:: Supplied records ::
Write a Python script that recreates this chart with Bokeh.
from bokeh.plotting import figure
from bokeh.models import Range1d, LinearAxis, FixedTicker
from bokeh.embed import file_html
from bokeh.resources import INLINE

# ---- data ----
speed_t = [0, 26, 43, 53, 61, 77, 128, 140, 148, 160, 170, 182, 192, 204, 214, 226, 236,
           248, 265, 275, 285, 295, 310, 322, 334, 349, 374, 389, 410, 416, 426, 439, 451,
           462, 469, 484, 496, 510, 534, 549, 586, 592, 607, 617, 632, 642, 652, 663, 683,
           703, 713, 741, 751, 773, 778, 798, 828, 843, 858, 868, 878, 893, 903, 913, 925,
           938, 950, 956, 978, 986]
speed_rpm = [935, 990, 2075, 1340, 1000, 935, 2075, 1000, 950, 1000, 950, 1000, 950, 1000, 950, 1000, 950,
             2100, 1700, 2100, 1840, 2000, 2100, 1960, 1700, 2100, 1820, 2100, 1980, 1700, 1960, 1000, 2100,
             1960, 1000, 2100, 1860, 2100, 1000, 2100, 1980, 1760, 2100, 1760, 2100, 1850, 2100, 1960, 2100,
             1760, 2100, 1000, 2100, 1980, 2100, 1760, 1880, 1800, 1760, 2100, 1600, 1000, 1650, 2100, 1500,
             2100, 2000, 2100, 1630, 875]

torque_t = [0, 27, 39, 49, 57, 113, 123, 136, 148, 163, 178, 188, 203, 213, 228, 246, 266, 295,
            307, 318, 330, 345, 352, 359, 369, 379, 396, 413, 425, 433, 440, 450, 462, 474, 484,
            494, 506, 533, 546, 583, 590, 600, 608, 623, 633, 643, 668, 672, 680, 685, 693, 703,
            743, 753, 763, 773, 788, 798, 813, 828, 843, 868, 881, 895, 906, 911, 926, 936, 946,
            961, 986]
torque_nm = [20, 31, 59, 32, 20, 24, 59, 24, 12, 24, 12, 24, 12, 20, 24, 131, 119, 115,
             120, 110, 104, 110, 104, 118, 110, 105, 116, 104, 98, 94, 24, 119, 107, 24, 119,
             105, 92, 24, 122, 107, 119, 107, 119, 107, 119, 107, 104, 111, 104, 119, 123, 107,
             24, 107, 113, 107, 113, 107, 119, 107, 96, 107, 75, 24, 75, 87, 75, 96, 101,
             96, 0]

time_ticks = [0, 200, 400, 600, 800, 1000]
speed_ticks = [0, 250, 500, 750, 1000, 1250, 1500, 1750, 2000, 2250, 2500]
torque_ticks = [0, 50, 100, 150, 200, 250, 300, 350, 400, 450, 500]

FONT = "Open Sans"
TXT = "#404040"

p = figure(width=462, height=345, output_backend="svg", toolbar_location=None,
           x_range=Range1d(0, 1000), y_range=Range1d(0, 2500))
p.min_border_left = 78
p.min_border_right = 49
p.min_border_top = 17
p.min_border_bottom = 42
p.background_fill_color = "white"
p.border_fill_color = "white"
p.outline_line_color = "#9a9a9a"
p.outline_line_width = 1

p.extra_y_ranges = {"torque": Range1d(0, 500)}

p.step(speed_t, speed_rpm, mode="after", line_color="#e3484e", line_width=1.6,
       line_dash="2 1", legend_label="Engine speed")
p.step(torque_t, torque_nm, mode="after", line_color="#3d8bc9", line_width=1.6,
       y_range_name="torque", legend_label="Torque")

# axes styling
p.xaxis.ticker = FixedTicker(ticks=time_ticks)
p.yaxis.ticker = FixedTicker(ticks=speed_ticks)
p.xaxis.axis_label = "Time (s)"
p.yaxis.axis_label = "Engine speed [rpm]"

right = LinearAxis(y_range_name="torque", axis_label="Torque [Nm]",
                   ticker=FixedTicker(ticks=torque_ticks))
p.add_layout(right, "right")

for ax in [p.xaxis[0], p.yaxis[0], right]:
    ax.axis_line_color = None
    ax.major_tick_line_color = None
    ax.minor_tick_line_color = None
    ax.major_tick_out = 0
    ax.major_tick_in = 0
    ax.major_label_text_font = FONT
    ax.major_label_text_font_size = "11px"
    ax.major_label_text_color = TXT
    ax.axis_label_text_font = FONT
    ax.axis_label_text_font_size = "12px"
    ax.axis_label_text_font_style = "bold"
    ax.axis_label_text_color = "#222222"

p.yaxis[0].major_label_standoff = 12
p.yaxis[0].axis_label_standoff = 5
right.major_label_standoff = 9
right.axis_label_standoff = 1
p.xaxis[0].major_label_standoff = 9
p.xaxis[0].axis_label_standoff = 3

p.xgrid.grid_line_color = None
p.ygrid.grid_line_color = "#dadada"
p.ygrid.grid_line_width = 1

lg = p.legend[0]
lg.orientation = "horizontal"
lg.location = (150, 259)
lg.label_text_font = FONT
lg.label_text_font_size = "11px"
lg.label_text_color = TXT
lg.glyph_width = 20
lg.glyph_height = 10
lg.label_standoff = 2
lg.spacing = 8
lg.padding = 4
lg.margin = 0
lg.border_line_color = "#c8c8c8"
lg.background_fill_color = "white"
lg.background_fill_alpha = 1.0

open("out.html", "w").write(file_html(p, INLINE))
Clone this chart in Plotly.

:: Exercise directions ::
Where a line in the entries holds the word "chart", copy that line.

:: Solution to this problem ::
Write a Python script that recreates this chart with Bokeh.
Clone this chart in Plotly.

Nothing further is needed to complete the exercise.